What Are the Symptoms of Panic Disorder?

Panic Attacks

Recurring panic attacks are the hallmark features of panic disorder. The symptoms of panic attacks are sudden and intense feelings of terror, fear or apprehension, without the presence of actual danger. The symptoms of a panic attack usually happen suddenly, peak within 10 minutes and then subside. However, some attacks may last longer or may occur in succession, making it difficult to determine when one attack ends and another begins.

According to the DSM-IV-TR, a panic attack is characterized by four or more of the following symptoms:

  1. palpitations, pounding heart, or accelerated heart rate
  2. sweating
  3. trembling or shaking
  4. sensations of shortness of breath or smothering
  5. feeling of choking
  6. chest pain or discomfort
  7. nausea or abdominal distress
  8. feeling dizzy, unsteady, lightheaded, or faint
  9. feelings of unreality (derealization) or being detached from oneself (depersonalization)
  10. fear of losing control or going crazy
  11. fear of dying
  12. numbness or tingling sensations (paresthesias)
  13. chills or hot flushes

The presence of fewer than four of the above symptoms may be considered a limited-symptom panic attack. In order for a diagnosis of panic disorder to be made, recurring, spontaneous panic attacks must be present.

Fear, Worry and Avoidance

The symptoms of a panic attack are usually so intense they are often described by sufferers as the worst experience of their lives.
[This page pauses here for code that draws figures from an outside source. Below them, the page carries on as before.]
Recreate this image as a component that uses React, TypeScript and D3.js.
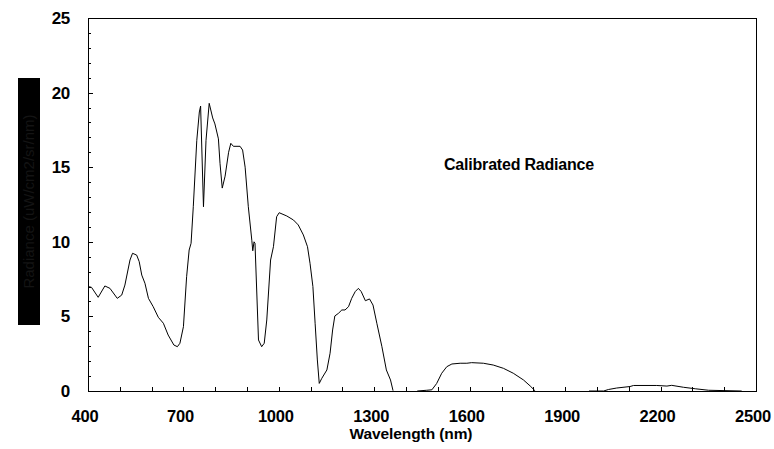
import React from "react";
import * as d3 from "d3";

const wavelengths: (number)[] = [
  400, 411, 432, 453, 469, 492, 506, 516, 532, 540, 553, 561, 569, 579, 590, 605, 621, 637, 652, 670, 681, 689, 700, 710, 718, 724, 731, 742, 750, 754, 763, 771, 781, 792, 799, 810, 815, 822, 831, 842, 849, 857, 878, 886, 894, 904, 915, 918, 922, 925, 936, 946, 954, 962, 974, 983, 993, 1001,
  1025, 1046, 1061, 1077, 1090, 1098, 1107, 1114, 1121, 1127, 1135, 1151, 1161, 1169, 1176, 1187, 1198, 1208, 1219, 1229, 1240, 1250, 1259, 1272, 1285, 1296, 1308, 1324, 1338, 1351, 1359,
  1395,
  1435, 1465, 1481, 1496, 1512, 1528, 1544, 1570, 1591, 1606, 1643, 1674, 1706, 1737, 1769, 1790, 1806,
  1890,
  1975, 2021, 2036, 2062, 2104, 2115, 2188, 2220, 2235, 2272, 2309, 2351, 2455,
];
const radiance: (number | null)[] = [
  7.0, 6.95, 6.28, 7.04, 6.88, 6.21, 6.43, 7.1, 8.78, 9.23, 9.11, 8.67, 7.77, 7.22, 6.21, 5.65, 4.94, 4.54, 3.75, 3.08, 2.97, 3.2, 4.31, 7.66, 9.45, 9.9, 12.35, 16.8, 18.7, 19.1, 12.35, 16.8, 19.28, 18.3, 17.9, 16.9, 15.26, 13.6, 14.4, 16.0, 16.6, 16.4, 16.4, 16.15, 15.0, 12.35, 10.1, 9.4, 10.0, 9.9, 3.42, 2.97, 3.2, 4.76, 8.78, 9.67, 11.68, 11.95,
  11.73, 11.46, 11.13, 10.46, 9.67, 8.56, 7.0, 4.54, 2.08, 0.51, 0.85, 1.41, 2.53, 4.09, 5.03, 5.2, 5.43, 5.43, 5.65, 6.21, 6.66, 6.88, 6.66, 6.05, 6.17, 5.76, 4.54, 2.97, 1.41, 0.74, 0.02,
  null,
  0.0, 0.05, 0.08, 0.5, 1.19, 1.63, 1.81, 1.86, 1.86, 1.9, 1.86, 1.74, 1.52, 1.19, 0.74, 0.34, 0.0,
  null,
  0.0, 0.0, 0.1, 0.2, 0.3, 0.37, 0.37, 0.33, 0.38, 0.25, 0.15, 0.05, 0.0,
];
const xTicks = [400, 700, 1000, 1300, 1600, 1900, 2200, 2500];
const yTicks = [0, 5, 10, 15, 20, 25];
const title = "Calibrated Radiance";
const xLabel = "Wavelength (nm)";
const yLabel = "Radiance (uW/cm2/sr/nm)";

export default function App() {
  const left = 88, right = 756, top = 18, bottom = 391;
  const x = d3.scaleLinear().domain([400, 2500]).range([left, right]);
  const y = d3.scaleLinear().domain([0, 25]).range([bottom, top]);
  const pts = wavelengths.map((w, i) => [w, radiance[i]] as [number, number | null]);
  const line = d3
    .line<[number, number | null]>()
    .defined((d) => d[1] !== null)
    .x((d) => x(d[0]))
    .y((d) => y(d[1] as number));
  const font = "'Liberation Sans', Arial, sans-serif";
  const minorX = d3.range(400, 2501, 100);
  const minorY = d3.range(0, 26, 1);
  return (
    <svg width={774} height={449} style={{ position: "absolute", left: 0, top: 0, background: "#fff" }}>
      <rect x={0} y={0} width={774} height={449} fill="#fff" />
      <rect x={left} y={top} width={right - left} height={bottom - top} fill="none" stroke="#000" strokeWidth={1} shapeRendering="crispEdges" />
      {minorY.map((v) => (
        <line key={"yt" + v} x1={left} x2={left + (v % 5 === 0 ? 5 : 3)} y1={Math.round(y(v)) + 0.5} y2={Math.round(y(v)) + 0.5} stroke="#000" strokeWidth={1} />
      ))}
      {minorX.map((v) => (
        <line key={"xt" + v} x1={Math.round(x(v)) + 0.5} x2={Math.round(x(v)) + 0.5} y1={bottom} y2={bottom - 4} stroke="#000" strokeWidth={1} />
      ))}
      {yTicks.map((v) => (
        <text key={"yl" + v} x={70} y={y(v) + 6} textAnchor="end" fontFamily={font} fontWeight="bold" fontSize={17} letterSpacing={-0.3} fill="#000">
          {v}
        </text>
      ))}
      {xTicks.map((v) => (
        <text key={"xl" + v} x={x(v) - 3} y={422} textAnchor="middle" fontFamily={font} fontWeight="bold" fontSize={16.5} letterSpacing={-0.2} fill="#000">
          {v}
        </text>
      ))}
      <text x={411} y={439} textAnchor="middle" fontFamily={font} fontWeight="bold" fontSize={15.5} letterSpacing={-0.1} fill="#000">
        {xLabel}
      </text>
      <rect x={18} y={78} width={22} height={247} fill="#000" />
      <text transform="translate(34,201.5) rotate(-90)" textAnchor="middle" fontFamily={font} fontSize={15} fill="#141414">
        {yLabel}
      </text>
      <text x={519} y={170} textAnchor="middle" fontFamily={font} fontWeight="bold" fontSize={16} letterSpacing={-0.2} fill="#000">
        {title}
      </text>
      <path d={line(pts) ?? ""} fill="none" stroke="#000" strokeWidth={1} />
    </svg>
  );
}
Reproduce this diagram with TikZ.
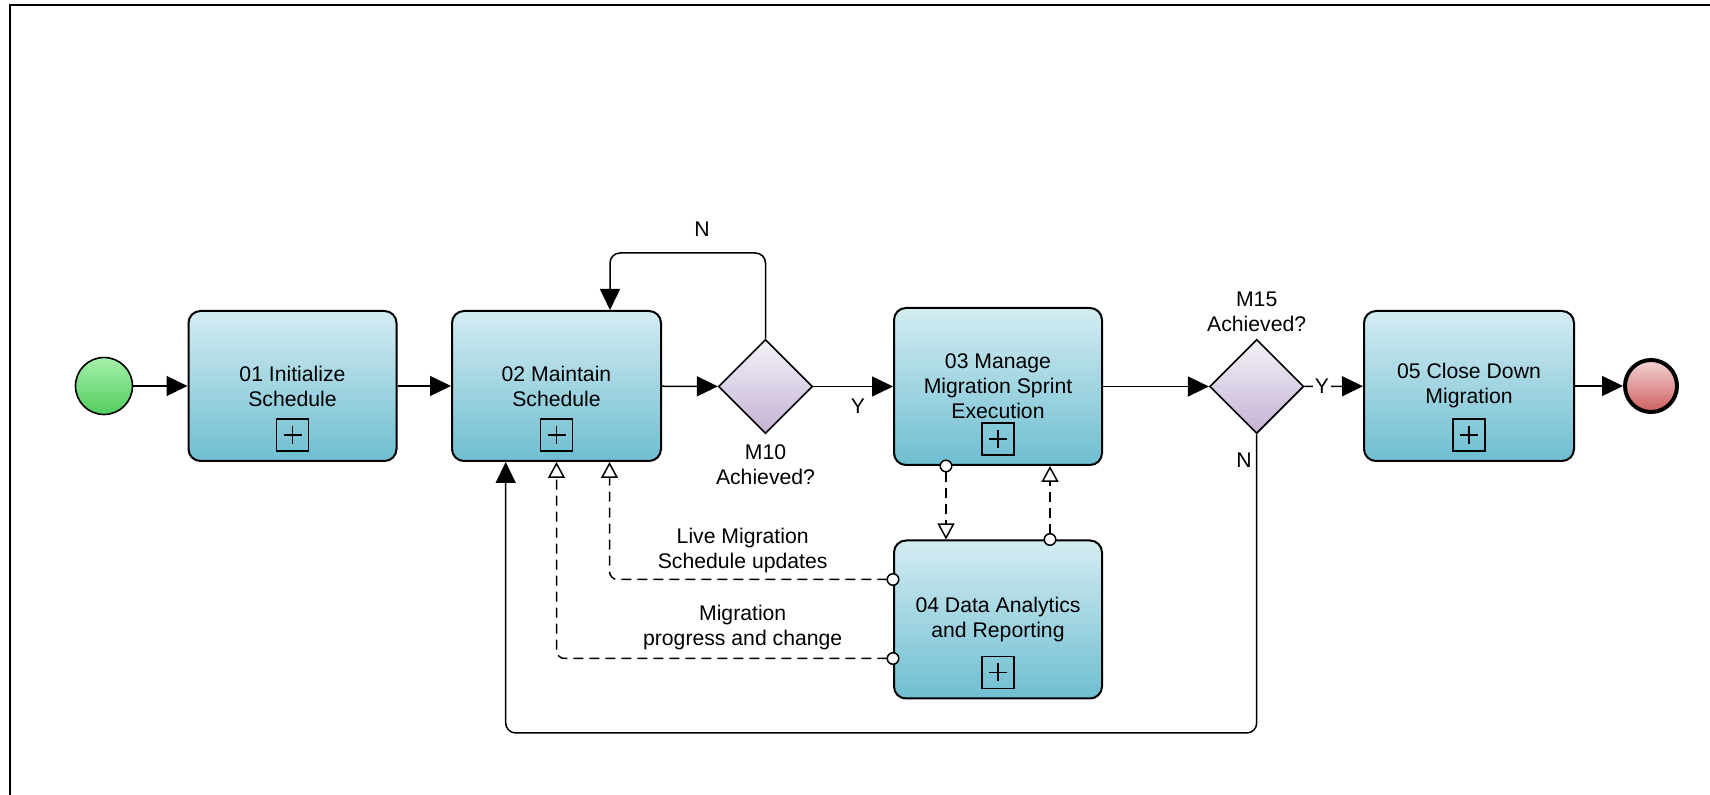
\documentclass[tikz,border=0pt]{standalone}
\usepackage{fontspec}
\setmainfont{Liberation Sans}
\usetikzlibrary{shapes.geometric,arrows.meta,calc}
\definecolor{taskTop}{RGB}{212,236,242}
\definecolor{taskBot}{RGB}{110,190,209}
\definecolor{gwTop}{RGB}{243,241,247}
\definecolor{gwBot}{RGB}{196,178,212}
\definecolor{startTop}{RGB}{165,240,170}
\definecolor{startBot}{RGB}{82,205,95}
\definecolor{endTop}{RGB}{245,212,212}
\definecolor{endBot}{RGB}{205,95,95}
\begin{document}
\begin{tikzpicture}[x=0.5pt,y=-0.5pt,
  font=\fontsize{10.6}{12.5}\selectfont,
  task/.style={draw=black, line width=1pt, rounded corners=6pt, minimum width=104pt,
    minimum height=75pt, align=center, top color=taskTop, bottom color=taskBot, inner sep=2pt},
  plusbox/.style={draw, line width=0.8pt, minimum size=16pt, inner sep=0pt,
    path picture={\draw[line width=0.6pt]
      ([xshift=-4.5pt]path picture bounding box.center) -- ([xshift=4.5pt]path picture bounding box.center)
      ([yshift=-4.5pt]path picture bounding box.center) -- ([yshift=4.5pt]path picture bounding box.center);}},
  gateway/.style={diamond, draw, line width=0.8pt, minimum width=47pt, minimum height=47pt,
    inner sep=0pt, top color=gwTop, bottom color=gwBot},
  flow/.style={line width=0.75pt, -{Triangle[length=10.5pt,width=10pt]}},
  msg/.style={line width=0.75pt, dash pattern=on 5pt off 3pt,
    {Circle[open,length=6.5pt,width=6.5pt,fill=white]}-{Triangle[open,length=8pt,width=8.5pt,fill=white]},
    shorten <=-3.25pt, rounded corners=4pt},
  lbl/.style={inner sep=0pt, align=center}
]
\useasboundingbox (0,0) rectangle (1710,795);
\draw[line width=1pt] (10,795) -- (10,5) -- (1710,5);

% events
\node[circle, draw, line width=0.8pt, minimum size=28.5pt, inner sep=0pt,
  top color=startTop, bottom color=startBot] (start) at (104,386) {};
\node[circle, draw, line width=2pt, minimum size=26pt, inner sep=0pt,
  top color=endTop, bottom color=endBot] (endev) at (1651,386) {};

% tasks
\node[task] (t1) at (292.5,386) {01 Initialize\\Schedule};
\node[task, minimum width=104.5pt] (t2) at (556.5,386) {02 Maintain\\Schedule};
\node[task, minimum height=78.5pt] (t3) at (998,386.5) {03 Manage\\Migration Sprint\\Execution};
\node[task, minimum height=79pt] (t4) at (998,619.5) {04 Data Analytics\\and Reporting};
\node[task, minimum width=105pt] (t5) at (1469,386) {05 Close Down\\Migration};

\node[plusbox] (p1) at ([yshift=13.5pt]t1.south) {};
\node[plusbox] (p2) at ([yshift=13.5pt]t2.south) {};
\node[plusbox] (p3) at ([yshift=13.5pt]t3.south) {};
\node[plusbox] (p4) at ([yshift=13.5pt]t4.south) {};
\node[plusbox] (p5) at ([yshift=13.5pt]t5.south) {};

% gateways
\node[gateway] (g1) at (765.5,386.5) {};
\node[gateway] (g2) at (1256.7,386.5) {};
\node[lbl, anchor=north] (g1l) at ([yshift=-5pt]g1.south) {M10\\Achieved?};
\node[lbl, anchor=south] (g2l) at ([yshift=3.5pt]g2.north) {M15\\Achieved?};

% sequence flows
\draw[flow] (start) -- (t1);
\draw[flow] (t1) -- (t2);
\draw[flow] (t2) -- (g1);
\draw[flow] (g1) -- node[lbl, below=6pt, pos=0.56] (y1) {Y} (t3);
\draw[flow] (t3) -- (g2);
\draw[flow] (g2) -- node[lbl, fill=white, inner sep=1pt, pos=0.3] (y2) {Y} (t5);
\draw[flow] (t5) -- (endev);

\coordinate (loopL) at (610,253);
\draw[flow, rounded corners=5pt] (g1.north) |- (loopL) -- (loopL |- t2.north);
\node[lbl] (n1) at (702,229) {N};

\draw[flow, rounded corners=5pt] (g2.south) -- (g2.south |- 0,733) -| ([xshift=-25.4pt]t2.south);
\node[lbl, anchor=east] (n2) at (1252,460) {N};

% message flows
\draw[msg] (t4.west |- 0,579.5) -| ([xshift=26.5pt]t2.south);
\node[lbl] (m1) at (742.7,551) {Live Migration\\Schedule updates};
\draw[msg] (t4.west |- 0,658.5) -| (t2.south);
\node[lbl] (m2) at (742.7,627.5) {Migration\\progress and change};
\draw[msg] ([xshift=-26pt]t3.south) -- ([xshift=-26pt]t4.north);
\draw[msg] ([xshift=26pt]t4.north) -- ([xshift=26pt]t3.south);
\end{tikzpicture}
\end{document}
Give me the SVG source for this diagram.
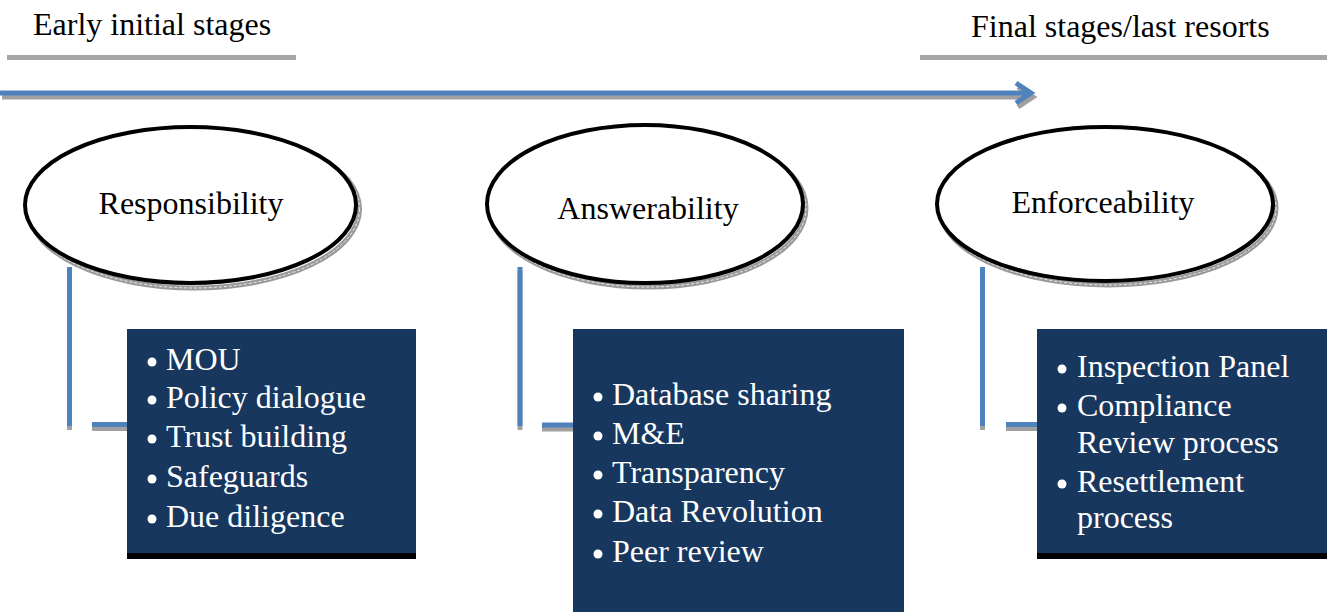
<svg xmlns="http://www.w3.org/2000/svg" width="1327" height="612" viewBox="0 0 1327 612">
  <style>
    .lbl { font-family: "Liberation Serif", "Times New Roman", serif; font-size: 32px; fill: #000; }
    .item { font-family: "Liberation Serif", "Times New Roman", serif; font-size: 32px; fill: #fff; }
    .rule { stroke: #a6a6a6; stroke-width: 5; }
    .oval { fill: #fff; stroke: #000; stroke-width: 4; }
    .oval-sh { fill: none; stroke: #9a9a9a; stroke-width: 5; }
    .oval-sh2 { fill: none; stroke: #fff; stroke-width: 0.8; stroke-dasharray: 3 2; }
    .box { fill: #17375e; }
    .box-edge { fill: #000; }
    .dot { fill: #fff; }
    .link { stroke: #4f81bd; stroke-width: 5; fill: none; }
    .link-sh { stroke: #a0a0a0; stroke-width: 5; fill: none; }
  </style>

  <!-- stage headings -->
  <g id="heading-early">
    <text class="lbl" x="33" y="35">Early initial stages</text>
    <line class="rule" x1="7" y1="57.5" x2="296" y2="57.5"/>
  </g>
  <g id="heading-final">
    <text class="lbl" x="971" y="37">Final stages/last resorts</text>
    <line class="rule" x1="920" y1="57.5" x2="1327" y2="57.5"/>
  </g>

  <!-- timeline arrow -->
  <g id="timeline">
    <g transform="translate(2,4)">
      <line class="link-sh" x1="0" y1="93" x2="1030" y2="93" stroke-width="6"/>
      <polyline class="link-sh" points="1016,83 1031,93 1016,103" stroke-width="7" stroke-linejoin="miter"/>
    </g>
    <line class="link" x1="0" y1="93" x2="1030" y2="93" stroke-width="6"/>
    <polyline class="link" points="1016,83 1031,93 1016,103" stroke-width="7" stroke-linejoin="miter"/>
  </g>

  <!-- connectors from each oval to its list -->
  <g id="connectors">
    <g transform="translate(0,4)">
      <line class="link-sh" x1="69.5" y1="267" x2="69.5" y2="426"/>
      <line class="link-sh" x1="92" y1="424.5" x2="127" y2="424.5"/>
      <line class="link-sh" x1="520" y1="267" x2="520" y2="426"/>
      <line class="link-sh" x1="542" y1="425" x2="573" y2="425"/>
      <line class="link-sh" x1="982.5" y1="267" x2="982.5" y2="426"/>
      <line class="link-sh" x1="1006" y1="424.5" x2="1037" y2="424.5"/>
    </g>
    <line class="link" x1="69.5" y1="267" x2="69.5" y2="426"/>
    <line class="link" x1="92" y1="424.5" x2="127" y2="424.5"/>
    <line class="link" x1="520" y1="267" x2="520" y2="426"/>
    <line class="link" x1="542" y1="425" x2="573" y2="425"/>
    <line class="link" x1="982.5" y1="267" x2="982.5" y2="426"/>
    <line class="link" x1="1006" y1="424.5" x2="1037" y2="424.5"/>
  </g>

  <!-- ovals -->
  <g id="responsibility">
    <ellipse class="oval-sh" cx="194" cy="209" rx="165.5" ry="79"/>
    <ellipse class="oval-sh2" cx="194" cy="209" rx="165.5" ry="79"/>
    <ellipse class="oval" cx="190.5" cy="205" rx="165.5" ry="78"/>
    <text class="lbl" x="191" y="214" text-anchor="middle">Responsibility</text>
  </g>
  <g id="answerability">
    <ellipse class="oval-sh" cx="648" cy="208" rx="158" ry="79"/>
    <ellipse class="oval-sh2" cx="648" cy="208" rx="158" ry="79"/>
    <ellipse class="oval" cx="645" cy="204" rx="158" ry="79"/>
    <text class="lbl" x="648" y="219" text-anchor="middle">Answerability</text>
  </g>
  <g id="enforceability">
    <ellipse class="oval-sh" cx="1108" cy="208" rx="168" ry="77"/>
    <ellipse class="oval-sh2" cx="1108" cy="208" rx="168" ry="77"/>
    <ellipse class="oval" cx="1105" cy="204" rx="168" ry="77"/>
    <text class="lbl" x="1103" y="213" text-anchor="middle">Enforceability</text>
  </g>

  <!-- lists -->
  <g id="list-responsibility">
    <rect class="box-edge" x="127" y="329" width="289" height="230"/>
    <rect class="box" x="127" y="329" width="289" height="224"/>
    <circle class="dot" cx="152" cy="362" r="4.5"/>
    <circle class="dot" cx="152" cy="400" r="4.5"/>
    <circle class="dot" cx="152" cy="439" r="4.5"/>
    <circle class="dot" cx="152" cy="479" r="4.5"/>
    <circle class="dot" cx="152" cy="519" r="4.5"/>
    <text class="item" x="166" y="370">MOU</text>
    <text class="item" x="166" y="408">Policy dialogue</text>
    <text class="item" x="166" y="447">Trust building</text>
    <text class="item" x="166" y="487">Safeguards</text>
    <text class="item" x="166" y="527">Due diligence</text>
  </g>
  <g id="list-answerability">
    <rect class="box" x="573" y="329" width="331" height="283"/>
    <circle class="dot" cx="598" cy="397" r="4.5"/>
    <circle class="dot" cx="598" cy="436" r="4.5"/>
    <circle class="dot" cx="598" cy="475" r="4.5"/>
    <circle class="dot" cx="598" cy="514" r="4.5"/>
    <circle class="dot" cx="598" cy="554" r="4.5"/>
    <text class="item" x="612" y="405">Database sharing</text>
    <text class="item" x="612" y="444">M&amp;E</text>
    <text class="item" x="612" y="483">Transparency</text>
    <text class="item" x="612" y="522">Data Revolution</text>
    <text class="item" x="612" y="562">Peer review</text>
  </g>
  <g id="list-enforceability">
    <rect class="box-edge" x="1037" y="329" width="290" height="230"/>
    <rect class="box" x="1037" y="329" width="290" height="224"/>
    <circle class="dot" cx="1062" cy="369" r="4.5"/>
    <circle class="dot" cx="1062" cy="408" r="4.5"/>
    <circle class="dot" cx="1062" cy="484" r="4.5"/>
    <text class="item" x="1077" y="377">Inspection Panel</text>
    <text class="item" x="1077" y="416">Compliance</text>
    <text class="item" x="1077" y="453">Review process</text>
    <text class="item" x="1077" y="492">Resettlement</text>
    <text class="item" x="1077" y="528">process</text>
  </g>
</svg>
After having a panic attack, the individual may continue to experience extreme anxiety for several hours. More often than not, the panic episode causes continuous worry about having another attack. It is not unusual to be become so consumed with worry and fear that behavioral changes occur with the hope of avoiding another attack.

This may lead to the development of agoraphobia, which complicates recovery and limits one’s ability to function in usual daily activities.

The Importance of Getting Treatment

The symptoms of agoraphobia can be frightening and potentially disabling. But, it is a treatable disorder, and most people will find significant relief with therapeutic intervention. The sooner treatment begins after the onset of panic disorder, the more quickly symptoms will lessen or disappear. However, even those with long-term symptoms generally experience improvement with treatment, and most can resume many of the activities they once enjoyed.

Because panic disorder can mimic or coexist with many other medical or psychological disorders, it is important that other conditions be ruled out. Talk to your doctor if you are experiencing the symptoms of panic disorder.


American Psychiatric Association. Diagnostic and Statistical Manual of Mental Disorders, Fourth Edition, Text Revision (DSM-IV-TR) 2000 Washington, DC.